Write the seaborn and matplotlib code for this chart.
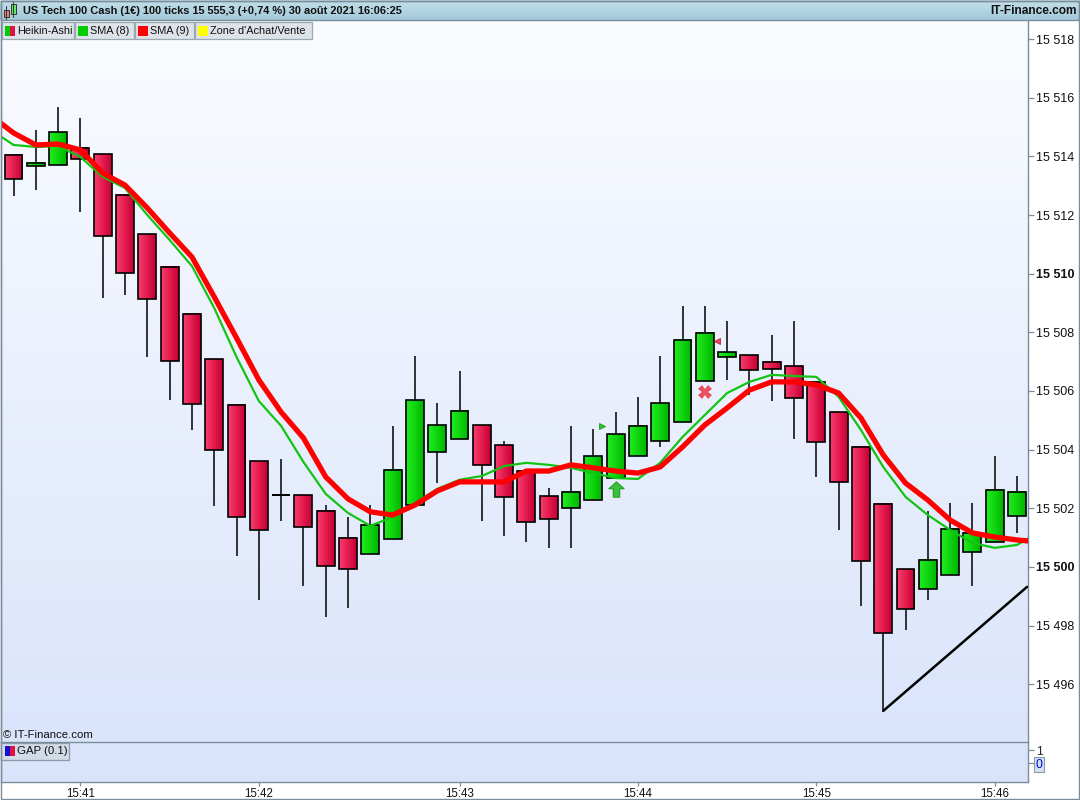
import numpy as np
import pandas as pd
import seaborn as sns
import matplotlib
matplotlib.use("Agg")
import matplotlib.pyplot as plt
from matplotlib.patches import Rectangle
from matplotlib.colors import LinearSegmentedColormap
from matplotlib.ticker import FuncFormatter, FixedLocator

sns.set_style("white")
plt.rcParams['font.family'] = ['Liberation Sans', 'DejaVu Sans']

# ---------------- data (Heikin-Ashi candles, 100 ticks) ----------------
opens = [15514.05, 15513.67, 15513.71, 15514.29, 15514.08, 15512.68, 15511.35, 15510.23,
         15508.63, 15507.09, 15505.52, 15503.61, 15502.45, 15502.45, 15501.91, 15500.99,
         15500.44, 15500.95, 15502.11, 15503.92, 15504.36, 15504.84, 15504.16, 15503.27,
         15502.42, 15502.01, 15502.28, 15503.03, 15503.78, 15504.30, 15504.94, 15506.34,
         15507.16, 15507.23, 15506.99, 15506.85, 15506.31, 15505.28, 15504.09, 15502.15,
         15499.93, 15499.25, 15499.73, 15500.51, 15500.85, 15501.74]
highs = [15514.05, 15514.90, 15515.68, 15515.31, 15514.08, 15512.68, 15511.35, 15510.23,
         15508.63, 15507.09, 15505.52, 15503.61, 15503.68, 15502.45, 15502.11, 15501.70,
         15502.11, 15504.81, 15507.19, 15505.59, 15506.68, 15504.84, 15504.30, 15503.27,
         15502.69, 15504.81, 15504.71, 15505.28, 15505.80, 15507.19, 15508.90, 15508.90,
         15508.39, 15507.23, 15507.91, 15508.39, 15506.31, 15505.28, 15504.09, 15502.15,
         15499.93, 15501.91, 15502.18, 15502.18, 15503.78, 15503.10]
lows = [15512.65, 15512.85, 15513.71, 15512.10, 15509.17, 15509.27, 15507.16, 15505.69,
        15504.67, 15502.08, 15500.38, 15498.87, 15501.57, 15499.35, 15498.30, 15498.60,
        15500.44, 15500.95, 15502.11, 15502.86, 15504.36, 15501.57, 15501.06, 15500.85,
        15500.65, 15500.65, 15502.28, 15503.03, 15503.78, 15504.09, 15504.94, 15506.34,
        15506.38, 15505.86, 15505.66, 15504.36, 15503.07, 15501.26, 15498.67, 15495.09,
        15497.85, 15498.87, 15499.73, 15499.35, 15500.85, 15501.16]
closes = [15513.23, 15513.79, 15514.83, 15513.91, 15511.29, 15510.02, 15509.14, 15507.02,
          15505.56, 15503.99, 15501.70, 15501.26, 15502.45, 15501.36, 15500.03, 15499.93,
          15501.43, 15503.31, 15505.69, 15504.84, 15505.32, 15503.48, 15502.39, 15501.53,
          15501.64, 15502.56, 15503.78, 15504.53, 15504.81, 15505.59, 15507.74, 15507.98,
          15507.33, 15506.72, 15506.75, 15505.76, 15504.26, 15502.90, 15500.20, 15497.75,
          15498.57, 15500.24, 15501.30, 15501.16, 15502.63, 15502.56]

# moving averages: first value = bar before the first visible candle,
# last value = bar being formed after the last visible candle
sma8_offsets = [14.90, 14.39, 14.32, 14.35, 13.98, 13.30, 12.92, 12.00, 11.15, 10.26, 8.83,
                7.16, 5.66, 4.81, 3.58, 2.49, 1.84, 1.40, 1.70, 2.18, 2.66, 2.97, 3.10, 3.44,
                3.55, 3.48, 3.38, 3.20, 3.03, 3.00, 3.55, 4.43, 5.18, 5.93, 6.31, 6.55, 6.51,
                6.48, 5.80, 4.67, 3.41, 2.39, 1.77, 1.26, 0.82, 0.65, 0.75, 1.19]
sma9_offsets = [15.38, 14.80, 14.39, 14.42, 14.22, 13.43, 13.02, 12.24, 11.39, 10.57, 9.21,
                7.81, 6.38, 5.28, 4.40, 3.07, 2.32, 1.88, 1.77, 2.11, 2.59, 2.90, 2.90, 2.90,
                3.27, 3.27, 3.48, 3.38, 3.27, 3.20, 3.41, 4.09, 4.84, 5.42, 6.03, 6.31, 6.31,
                6.21, 5.93, 5.08, 3.82, 2.86, 2.28, 1.60, 1.16, 1.02, 0.92, 0.85]
sma_base = 15500.0

# trend line (bar index, price)
trend_x = [39, 45.45]
trend_y = [15495.09, 15499.32]

# buy / sell signals (bar index, price)
buy_tri = (26.4, 15504.81)
buy_arrow = (27, 15502.66)
sell_tri = (31.55, 15507.71)
sell_x = (31, 15505.97)

time_tick_pos = [3, 11, 20, 28, 36, 44]
time_tick_labels = ['15:41', '15:42', '15:43', '15:44', '15:45', '15:46']
price_ticks = [15496, 15498, 15500, 15502, 15504, 15506, 15508, 15510, 15512, 15514, 15516, 15518]
bold_prices = [15500, 15510]

title = "US Tech 100 Cash (1€) 100 ticks 15 555,3 (+0,74 %) 30 août 2021 16:06:25"
legend_items = ["Heikin-Ashi", "SMA (8)", "SMA (9)", "Zone d'Achat/Vente"]

# ---------------- figure ----------------
W, H = 1080, 800
fig = plt.figure(figsize=(W / 100, H / 100), dpi=100, facecolor='white')

def fr(x0, y0, x1, y1):
    return [x0 / W, 1 - y1 / H, (x1 - x0) / W, (y1 - y0) / H]

PLOT_R = 1027.5
ax = fig.add_axes(fr(0.5, 20, PLOT_R, 742))
sub = fig.add_axes(fr(0.5, 742, PLOT_R, 782), sharex=ax)

idx = np.arange(len(opens))
o = np.array(opens); c = np.array(closes); hi = np.array(highs); lo = np.array(lows)
xmin, xmax = -0.583, 45.47
ymin, ymax = 15494.03, 15518.65

# background gradient
grad = LinearSegmentedColormap.from_list('bg', ['#dae4fb', '#fafcff'])
ax.imshow(np.linspace(0, 1, 256).reshape(-1, 1), extent=(xmin, xmax, ymin, ymax),
          origin='lower', aspect='auto', cmap=grad, zorder=0)

# wicks
ax.vlines(idx, lo, hi, color='black', lw=1.1, zorder=2)
# bodies with horizontal gradient
red_cm = LinearSegmentedColormap.from_list('r', ['#f93d70', '#e31c4e', '#c60037'])
green_cm = LinearSegmentedColormap.from_list('g', ['#22ec22', '#0fd40f', '#00b400'])
hgrad = np.linspace(0, 1, 32).reshape(1, -1)
bw = 0.8
for i in idx:
    lo_b, hi_b = min(o[i], c[i]), max(o[i], c[i])
    if c[i] == o[i]:
        ax.hlines(o[i], i - bw / 2, i + bw / 2, color='black', lw=1.2, zorder=3)
        continue
    cm = green_cm if c[i] > o[i] else red_cm
    ax.imshow(hgrad, extent=(i - bw / 2, i + bw / 2, lo_b, hi_b), aspect='auto',
              cmap=cm, zorder=3, interpolation='bilinear')
ax.bar(idx, c - o, bottom=o, width=bw, fill=False, edgecolor='black', linewidth=1.2, zorder=3.5)

# moving averages
sma_idx = np.arange(-1, len(sma8_offsets) - 1)
df = pd.DataFrame({'i': sma_idx,
                   'sma8': sma_base + np.array(sma8_offsets),
                   'sma9': sma_base + np.array(sma9_offsets)})
sns.lineplot(data=df, x='i', y='sma8', ax=ax, color='#14c414', lw=1.6, zorder=4)
sns.lineplot(data=df, x='i', y='sma9', ax=ax, color='#ff0000', lw=3.8, zorder=5)

# trend line
ax.plot(trend_x, trend_y, color='black', lw=1.8, zorder=6)

# signals
arrow_marker = [(0, 1), (1, 0.1), (0.42, 0.1), (0.42, -1), (-0.42, -1), (-0.42, 0.1), (-1, 0.1), (0, 1)]
ax.plot(*buy_arrow, marker=arrow_marker, ms=11, color='#3cbf3c', mec='#22a022', mew=0.8, zorder=7)
ax.plot(*buy_tri, marker='>', ms=5, color='#2ec82e', mec='#1a9a1a', mew=0.6, zorder=7)
ax.plot(*sell_tri, marker='<', ms=5, color='#e84a5a', mec='#c02030', mew=0.6, zorder=7)
ax.plot(*sell_x, marker='X', ms=10, color='#e8505e', mec='#e8505e', mew=0, zorder=7)

ax.set_xlim(xmin, xmax)
ax.set_ylim(ymin, ymax)
ax.set_xlabel(''); ax.set_ylabel('')
ax.yaxis.tick_right()
ax.yaxis.set_major_locator(FixedLocator(price_ticks))
ax.yaxis.set_major_formatter(FuncFormatter(lambda v, p: f"{int(round(v)):,}".replace(',', ' ')))
ax.tick_params(axis='y', which='both', right=True, length=4, width=0.9, color='#7b8d9a',
               labelsize=9, pad=2, labelcolor='#111111')
ax.tick_params(axis='x', bottom=False, labelbottom=False)
for lab, val in zip(ax.get_yticklabels(), price_ticks):
    if val in bold_prices:
        lab.set_fontweight('bold')
        lab.set_fontsize(9)
for s in ['top', 'bottom']:
    ax.spines[s].set_visible(False)
for s in ['left', 'right']:
    ax.spines[s].set_color('#7b8d9a'); ax.spines[s].set_linewidth(1.0)

# lower GAP panel
sub.set_facecolor('#d9e4fb')
sub.set_ylim(-1.46, 1.64)
sub.yaxis.tick_right()
sub.set_yticks([0, 1])
sub.set_yticklabels(['0', '1'])
sub.tick_params(axis='y', length=4, width=0.9, color='#7b8d9a', labelsize=8.8, pad=2)
ytl = sub.get_yticklabels()
ytl[0].set_color('#0000dd')
ytl[0].set_bbox(dict(boxstyle='square,pad=0.12', fc='#d5e0ee', ec='#8a9aa8', lw=0.8))
sub.get_yaxis().get_major_ticks()[0].tick2line.set_color('#0000dd')
sub.set_xticks(time_tick_pos)
sub.set_xticklabels(time_tick_labels)
sub.tick_params(axis='x', bottom=True, length=3, width=0.9, color='#7b8d9a', labelsize=8.3,
                pad=1.5, labelcolor='#111111')
for s in sub.spines.values():
    s.set_color('#7b8d9a'); s.set_linewidth(1.0)
sub.set_xlim(xmin, xmax)

# ---------------- overlay: header, legend boxes ----------------
ov = fig.add_axes([0, 0, 1, 1], zorder=10)
ov.patch.set_alpha(0)
hcm = LinearSegmentedColormap.from_list('hd', ['#a3c9da', '#c4e0ea'])
ov.imshow(np.linspace(0, 1, 64).reshape(-1, 1), extent=(0, W, 20, 0), origin='lower',
          aspect='auto', cmap=hcm)
ov.add_patch(Rectangle((0.5, 0.5), W - 1.5, 19.5, fill=False, ec='#7b8d9a', lw=1))
# header icon
ov.plot([6, 6], [6, 19], color='#333333', lw=0.7)
ov.add_patch(Rectangle((3.5, 10), 5, 7, fc='#f07a7a', ec='#333333', lw=0.7))
ov.plot([13, 13], [2, 17], color='#333333', lw=0.7)
ov.add_patch(Rectangle((10.5, 4), 5, 10, fc='#6be86b', ec='#333333', lw=0.7))
ov.text(23, 10.5, title, fontsize=7.9, fontweight='bold', va='center', ha='left', color='#111111')
ov.text(1077, 10.5, 'IT-Finance.com', fontsize=8.6, fontweight='bold', va='center', ha='right',
        color='#111111')

boxes = [(2, 74), (75, 134), (135, 194), (195, 312)]
icon_cols = [('#00cc00', '#dd1144'), ('#00cc00', '#00cc00'), ('#ff0000', '#ff0000'), ('#ffff00', '#ffff00')]
for (x0, x1), lab, (c1, c2) in zip(boxes, legend_items, icon_cols):
    ov.add_patch(Rectangle((x0, 22), x1 - x0, 17, fc='#dde3e8', ec='#9aa8b2', lw=0.9))
    ov.add_patch(Rectangle((x0 + 3, 25.5), 5, 10, fc=c1, ec='none'))
    ov.add_patch(Rectangle((x0 + 8, 25.5), 5, 10, fc=c2, ec='none'))
    ov.text(x0 + 15.5, 30.5, lab, fontsize=7.8, va='center', ha='left', color='#111111')

ov.text(3, 735.5, '© IT-Finance.com', fontsize=8.2, va='center', ha='left', color='#111111')

# GAP legend
ov.add_patch(Rectangle((1, 743), 68, 17, fc='#d2dbe6', ec='#8a9aa8', lw=0.9))
ov.add_patch(Rectangle((5, 746), 5, 10, fc='#1111cc', ec='none'))
ov.add_patch(Rectangle((10, 746), 5, 10, fc='#dd1144', ec='none'))
ov.text(17, 751.5, 'GAP (0.1)', fontsize=8.2, va='center', ha='left', color='#111111')

# outer frame
ov.add_patch(Rectangle((0.5, 0.5), W - 2, H - 2, fill=False, ec='#7b8d9a', lw=1))
ov.set_xlim(0, W)
ov.set_ylim(H, 0)
ov.axis('off')

fig.savefig('out.png', dpi=100, facecolor='white')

» **Stated task**: Count the lines above that contain the word "matplotlib". Give only the number.

» **Exercise output**: 7